Cold comfort

By Zach Hagadone
Reader Staff

For the past couple of days, since our big cold snap, Reader Publisher Ben Olson and I have been sitting in the newsroom with two space heaters cranking away and the wall unit going full bore. Yet we’re still sitting here fully bundled in our winter coats, wearing scarves and hats like a couple of Bob Cratchits, periodically erupting with complaints that our ankles are freezing.

There are many benefits to being located in the historic Farmin Building downtown, but I can tell you that when the north wind starts ripping down from Canada, these old windows perform their function mostly in the academic sense.

Zach Hagadone in warmer times. Photo by Ben Olson.

I have a little less sympathy for Ben, though. By the time this paper hits the streets on Feb. 24, he’ll be well on his way to three weeks of sailing in the Caribbean where, as he points out, it will be about 80 degrees warmer than it is here.

As a good friend and colleague, I try hard to be happy for him and will do my best to live vicariously as he’s plying the tropical waves; but, as anyone who’s experienced more than a few “real” North Idaho winters can attest, that kind of thinking gets increasingly brittle the longer you sit next to a drafty window.

Maybe it’s my advancing age or I went soft after my years living in Boise, but I find myself increasingly unfit for the cold. Maybe I just need new long johns — I’ve had the ones I’m wearing long enough that they’re practically a shroud. 

I don’t know, but I don’t think I was this put out by frigid conditions in my younger days. I remember playing on the ice at my grandma’s place on the lake for hours and thinking nothing of it. Now if I have to travel more than a couple of blocks in temperatures below freezing, I’m doing so behind the wheel of my car and turning on the seat warmers.

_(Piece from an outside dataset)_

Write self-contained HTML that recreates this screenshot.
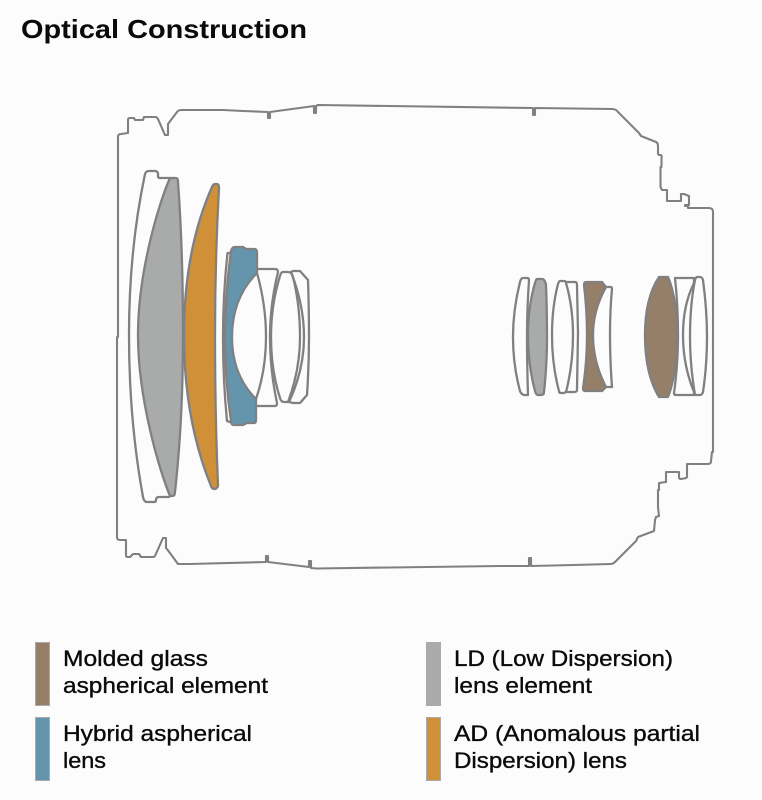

All that said, I’ve been around long enough to know that complaining about cold weather does nothing to warm you up. However, recognizing my own irritability about it, makes me wonder how many of our new neighbors are holding up — the ones who in the past year or so moved here from much warmer places.

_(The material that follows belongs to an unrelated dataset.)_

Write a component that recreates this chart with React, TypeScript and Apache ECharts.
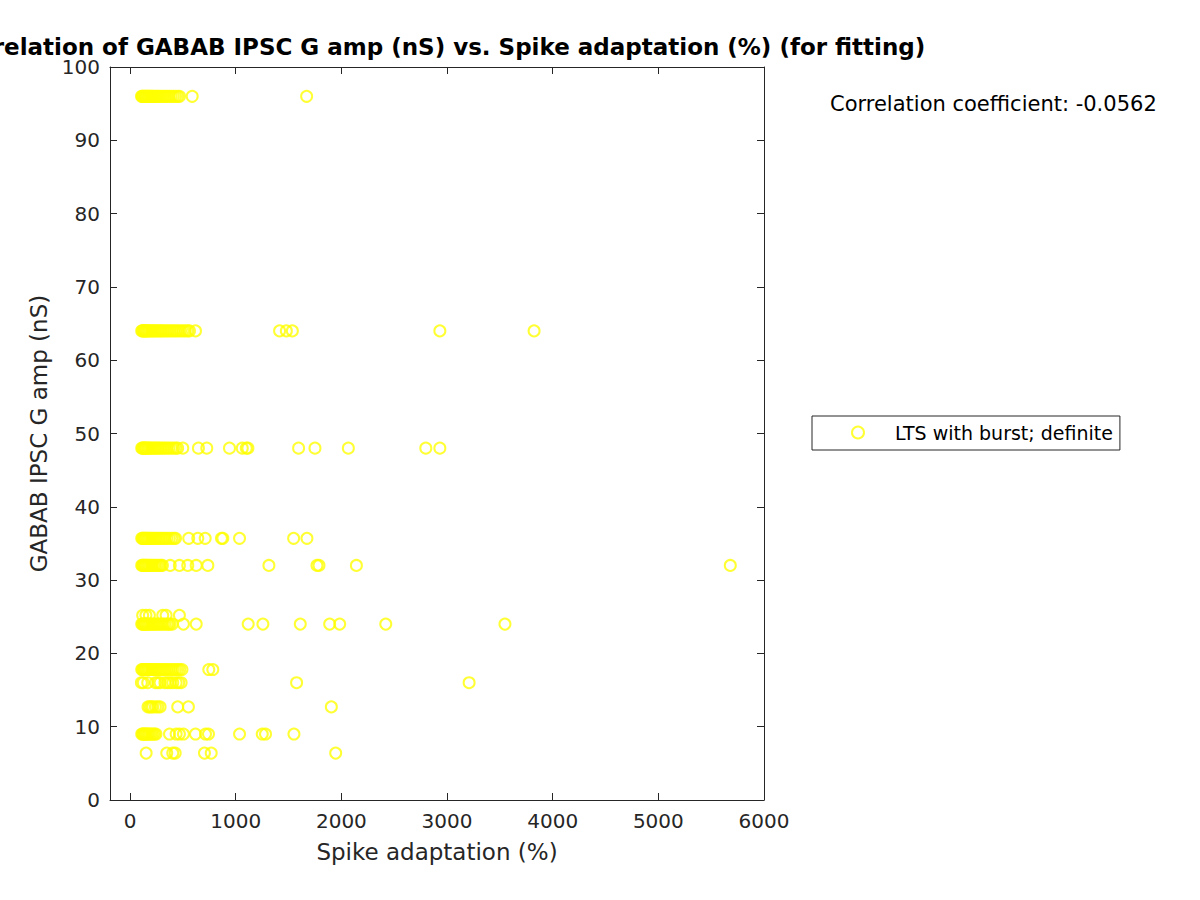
import React, { useEffect, useRef } from "react";
import * as echarts from "echarts";

const seriesName = "LTS with burst; definite";
const xTicks = [0, 1000, 2000, 3000, 4000, 5000, 6000];
const yTicks = [0, 10, 20, 30, 40, 50, 60, 70, 80, 90, 100];

// y level (nS) for each row of points
const yLevels = [96, 64, 48, 35.7, 32, 25.2, 24, 17.8, 16, 12.7, 9, 6.4];

// x values (Spike adaptation, %) for each row
const row96 = [108, 115, 122, 130, 138, 145, 152, 160, 168, 175, 183, 192, 200, 210, 220, 232, 245, 258, 270, 285, 300, 318, 335, 352, 370, 390, 410, 430, 450, 468, 588, 1671];
const row64 = [110, 118, 126, 134, 142, 150, 160, 170, 180, 192, 205, 218, 230, 245, 260, 275, 290, 305, 322, 340, 358, 376, 395, 415, 435, 455, 478, 500, 522, 545, 562, 619, 1415, 1479, 1536, 2932, 3824];
const row48 = [110, 118, 126, 134, 142, 150, 160, 170, 180, 192, 205, 218, 232, 246, 260, 275, 292, 310, 328, 348, 368, 390, 412, 432, 450, 499, 647, 726, 941, 1062, 1100, 1115, 1595, 1750, 2066, 2799, 2932];
const row35 = [110, 118, 126, 134, 142, 150, 160, 170, 180, 192, 205, 218, 232, 246, 262, 278, 295, 312, 330, 350, 372, 395, 415, 430, 555, 641, 711, 865, 878, 1036, 1548, 1674];
const row32 = [110, 118, 126, 134, 142, 150, 160, 170, 180, 192, 205, 218, 232, 246, 262, 278, 292, 306, 380, 467, 546, 626, 736, 1314, 1769, 1788, 2142, 5681];
const row25 = [119, 150, 183, 309, 341, 467];
const row24 = [110, 118, 126, 134, 142, 150, 160, 170, 180, 192, 205, 218, 232, 246, 262, 278, 295, 312, 330, 350, 365, 379, 400, 505, 626, 1118, 1257, 1611, 1889, 1984, 2420, 3548];
const row17 = [110, 118, 126, 134, 142, 150, 160, 170, 180, 192, 205, 218, 232, 246, 262, 278, 295, 312, 330, 350, 370, 390, 410, 430, 450, 470, 491, 745, 783];
const row16 = [107, 125, 167, 240, 262, 284, 330, 356, 380, 404, 436, 460, 483, 1576, 3209];
const row12 = [170, 185, 200, 215, 240, 262, 284, 451, 552, 1905];
const row9 = [110, 118, 126, 134, 142, 150, 160, 170, 180, 192, 205, 218, 232, 245, 373, 436, 467, 505, 619, 714, 742, 1036, 1251, 1282, 1551];
const row6 = [152, 347, 404, 427, 704, 768, 1946];

const rows = [row96, row64, row48, row35, row32, row25, row24, row17, row16, row12, row9, row6];

const FONT = "DejaVu Sans";
const AX = "#262626";

export default function App() {
  const ref = useRef<HTMLDivElement>(null);
  useEffect(() => {
    if (!ref.current) return;
    const chart = echarts.init(ref.current, undefined, { renderer: "svg" });
    const data: number[][] = [];
    rows.forEach((r, i) => r.forEach((x) => data.push([x, yLevels[i]])));
    const fmt = (v: number) => String(v);
    chart.setOption({
      animation: false,
      backgroundColor: "#ffffff",
      textStyle: { fontFamily: FONT },
      grid: { left: 110, right: 436, top: 67, bottom: 100, containLabel: false },
      graphic: [
        {
          type: "text",
          x: 437,
          y: 47,
          style: {
            text: "Correlation of GABAB IPSC G amp (nS) vs. Spike adaptation (%) (for fitting)",
            fontFamily: FONT,
            fontSize: 23,
            fontWeight: "bold",
            fill: "#000000",
            align: "center",
            verticalAlign: "middle",
          },
        },
        {
          type: "text",
          x: 830,
          y: 104,
          style: {
            text: "Correlation coefficient: -0.0562",
            fontFamily: FONT,
            fontSize: 21,
            fill: "#000000",
            align: "left",
            verticalAlign: "middle",
          },
        },
      ],
      legend: {
        data: [seriesName],
        left: 812,
        top: 416,
        orient: "vertical",
        padding: [7, 7, 8, 39],
        itemWidth: 12,
        itemHeight: 12,
        borderColor: AX,
        borderWidth: 1,
        borderRadius: 0,
        icon: "circle",
        itemStyle: { color: "rgba(0,0,0,0)", borderColor: "#ffff00", borderWidth: 2 },
        textStyle: { fontFamily: FONT, fontSize: 19, color: "#000000", padding: [0, 0, 0, 26] },
      },
      xAxis: [
        {
          type: "value",
          min: -190,
          max: 6000,
          name: "Spike adaptation (%)",
          nameLocation: "middle",
          nameGap: 40,
          nameTextStyle: { fontFamily: FONT, fontSize: 23, color: AX },
          axisLine: { show: true, onZero: false, lineStyle: { color: AX, width: 1 } },
          axisTick: { show: true, inside: true, length: 7, customValues: xTicks, lineStyle: { color: AX } },
          axisLabel: { customValues: xTicks, formatter: fmt, fontFamily: FONT, fontSize: 20, color: AX, margin: 11 },
          splitLine: { show: false },
        },
        {
          type: "value",
          position: "top",
          min: -190,
          max: 6000,
          axisLine: { show: true, onZero: false, lineStyle: { color: AX, width: 1 } },
          axisTick: { show: true, inside: true, length: 7, customValues: xTicks, lineStyle: { color: AX } },
          axisLabel: { show: false },
          splitLine: { show: false },
        },
      ],
      yAxis: [
        {
          type: "value",
          min: 0,
          max: 100,
          interval: 10,
          name: "GABAB IPSC G amp (nS)",
          nameLocation: "middle",
          nameGap: 58,
          nameTextStyle: { fontFamily: FONT, fontSize: 23, color: AX },
          axisLine: { show: true, onZero: false, lineStyle: { color: AX, width: 1 } },
          axisTick: { show: true, inside: true, length: 7, lineStyle: { color: AX } },
          axisLabel: { customValues: yTicks, formatter: fmt, fontFamily: FONT, fontSize: 20, color: AX, margin: 10 },
          splitLine: { show: false },
        },
        {
          type: "value",
          position: "right",
          min: 0,
          max: 100,
          interval: 10,
          axisLine: { show: true, onZero: false, lineStyle: { color: AX, width: 1 } },
          axisTick: { show: true, inside: true, length: 7, lineStyle: { color: AX } },
          axisLabel: { show: false },
          splitLine: { show: false },
        },
      ],
      series: [
        {
          name: seriesName,
          type: "scatter",
          xAxisIndex: 0,
          yAxisIndex: 0,
          data,
          symbol: "circle",
          symbolSize: 11,
          itemStyle: { color: "rgba(0,0,0,0)", borderColor: "#ffff00", borderWidth: 2 },
          emphasis: { disabled: true },
        },
      ],
    });
    return () => chart.dispose();
  }, []);
  return <div ref={ref} style={{ width: 1200, height: 900, position: "absolute", left: 0, top: 0 }} />;
}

If they’re a little taken aback by things like frozen pipes, monthly heating bills in the hundreds of dollars, crappy insulation in old or badly renovated homes, mice that have moved in to keep warm, black ice and inconveniently placed plow berms, “snow parking” that reduces residential streets to one-lane tracks, muscling garbage cans over an arctic landscape, chipping ice off your windshield and breaking your wiper(s) in the process, or any number of other inconveniences, I say to them: You’re not alone, though that is literally cold comfort.

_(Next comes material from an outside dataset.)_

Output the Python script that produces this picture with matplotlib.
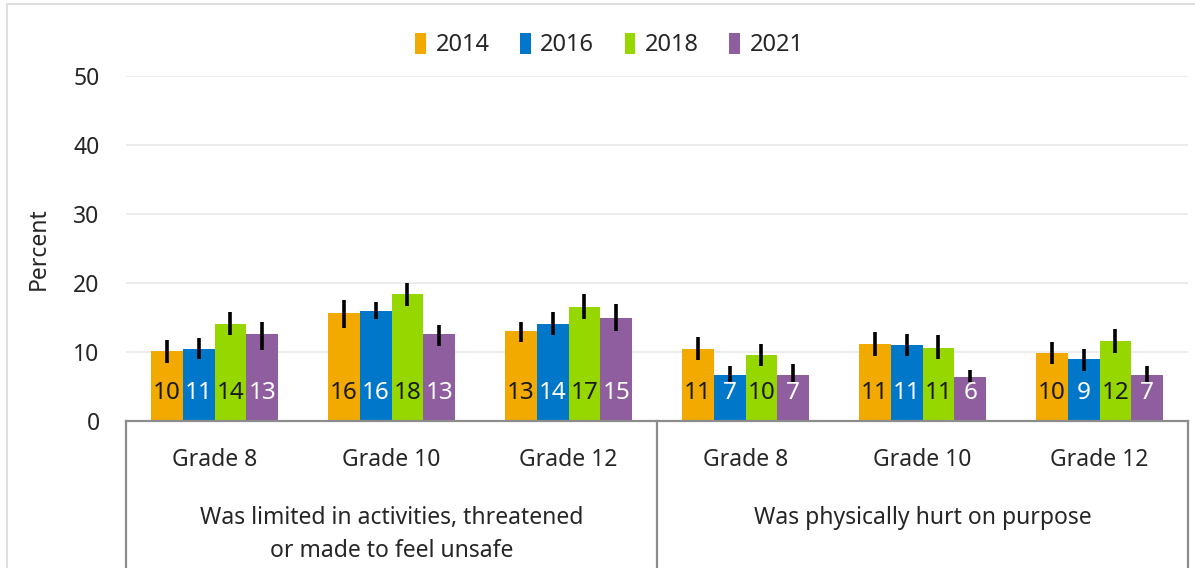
import matplotlib
matplotlib.use('Agg')
import matplotlib.pyplot as plt
from matplotlib.patches import Rectangle
import numpy as np

plt.rcParams['font.family'] = ['Noto Sans', 'DejaVu Sans']

grades = ['Grade 8', 'Grade 10', 'Grade 12', 'Grade 8', 'Grade 10', 'Grade 12']
groups = ['Was limited in activities, threatened\nor made to feel unsafe',
          'Was physically hurt on purpose']
years = ['2014', '2016', '2018', '2021']
colors = ['#F2A900', '#0077C8', '#97D700', '#8F5E9E']
text_colors = ['#1a1a1a', 'white', '#1a1a1a', 'white']

v2014 = [10.1, 15.7, 13.0, 10.5, 11.2, 9.9]
lo2014 = [8.4, 13.5, 11.4, 8.8, 9.4, 8.3]
hi2014 = [11.7, 17.6, 14.4, 12.2, 12.9, 11.5]
lab2014 = ['10', '16', '13', '11', '11', '10']

v2016 = [10.5, 16.0, 14.1, 6.7, 11.0, 9.0]
lo2016 = [9.0, 14.8, 12.4, 5.6, 9.4, 7.3]
hi2016 = [12.1, 17.3, 15.8, 7.9, 12.6, 10.5]
lab2016 = ['11', '16', '14', '7', '11', '9']

v2018 = [14.0, 18.4, 16.5, 9.6, 10.6, 11.6]
lo2018 = [12.4, 16.7, 14.8, 7.9, 9.0, 9.8]
hi2018 = [15.8, 20.0, 18.4, 11.1, 12.4, 13.3]
lab2018 = ['14', '18', '17', '10', '11', '12']

v2021 = [12.6, 12.6, 14.9, 6.7, 6.4, 6.6]
lo2021 = [10.3, 10.8, 13.1, 5.45, 5.7, 5.7]
hi2021 = [14.4, 13.9, 16.9, 8.2, 7.4, 7.9]
lab2021 = ['13', '13', '15', '7', '6', '7']

values = [v2014, v2016, v2018, v2021]
lows = [lo2014, lo2016, lo2018, lo2021]
highs = [hi2014, hi2016, hi2018, hi2021]
labels = [lab2014, lab2016, lab2018, lab2021]

fs = 16.5
fig = plt.figure(figsize=(11.95, 5.68), dpi=100)
ax = fig.add_axes([126/1195, 147/568, (1188-126)/1195, 345/568])

x = np.arange(len(grades))
w = 0.18
for k in range(4):
    pos = x + (k - 1.5) * w
    v = np.array(values[k])
    err = [v - np.array(lows[k]), np.array(highs[k]) - v]
    ax.bar(pos, v, w, color=colors[k], label=years[k], zorder=2)
    ax.errorbar(pos, v, yerr=err, fmt='none', ecolor='black', elinewidth=2.6,
                capsize=0, zorder=3)
    for p, t in zip(pos, labels[k]):
        ax.text(p, 4.0, t, ha='center', va='center', fontsize=17.5,
                color=text_colors[k], zorder=4)

ax.set_xlim(-0.5, len(grades) - 0.5)
ax.set_ylim(0, 50)
ax.set_yticks(range(0, 51, 10))
ax.tick_params(axis='y', length=0, labelsize=fs, labelcolor='#262626', pad=19)
ax.set_xticks([])
for s in ['top', 'right', 'left']:
    ax.spines[s].set_visible(False)
ax.spines['bottom'].set_color('#8c8c8c')
ax.spines['bottom'].set_linewidth(1.6)
ax.yaxis.grid(True, color='#ececec', linewidth=1.4, zorder=0)
ax.set_axisbelow(True)
ax.set_ylabel('Percent', fontsize=fs, color='#262626', labelpad=16)

tr = ax.get_xaxis_transform()
for xb in [-0.5, 2.5, 5.5]:
    ax.plot([xb, xb], [0, -0.45], transform=tr, color='#8c8c8c', lw=1.6,
            clip_on=False)
for i, g in enumerate(grades):
    ax.text(i, -0.113, g, transform=tr, ha='center', va='center',
            fontsize=fs, color='#262626')
for j, g in enumerate(groups):
    ax.text(1 + 3 * j, -0.245, g, transform=tr, ha='center', va='top',
            fontsize=fs, color='#262626', linespacing=1.55)

fig.legend(loc='center', bbox_to_anchor=(0.51, 0.921), ncol=4, frameon=False,
           fontsize=17, handlelength=0.45, handleheight=1.0,
           handletextpad=0.4, columnspacing=1.3, labelcolor='#262626')

fig.patches.append(Rectangle((7/1195, -0.1), 1.2, 1.1 - 4/568, transform=fig.transFigure,
                             fill=False, edgecolor='#d9d9d9', lw=1.2))

fig.savefig('out.png', dpi=100)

I don’t think there’s anything particularly “authentic” or tough about pretending that winter here can’t be a pain in the ass, and I don’t dismiss the grumbling of anyone — whether they were born here or moved last month — who doesn’t relish frozen ankles and would frankly prefer to be on a boat in the Caribbean.

The best thing to do, and what I will continue to do, is keep the space heaters going, get a new pair of long johns and try not to actively despise Ben when he’s hoisting anchor and a cold (rather than frozen) beer.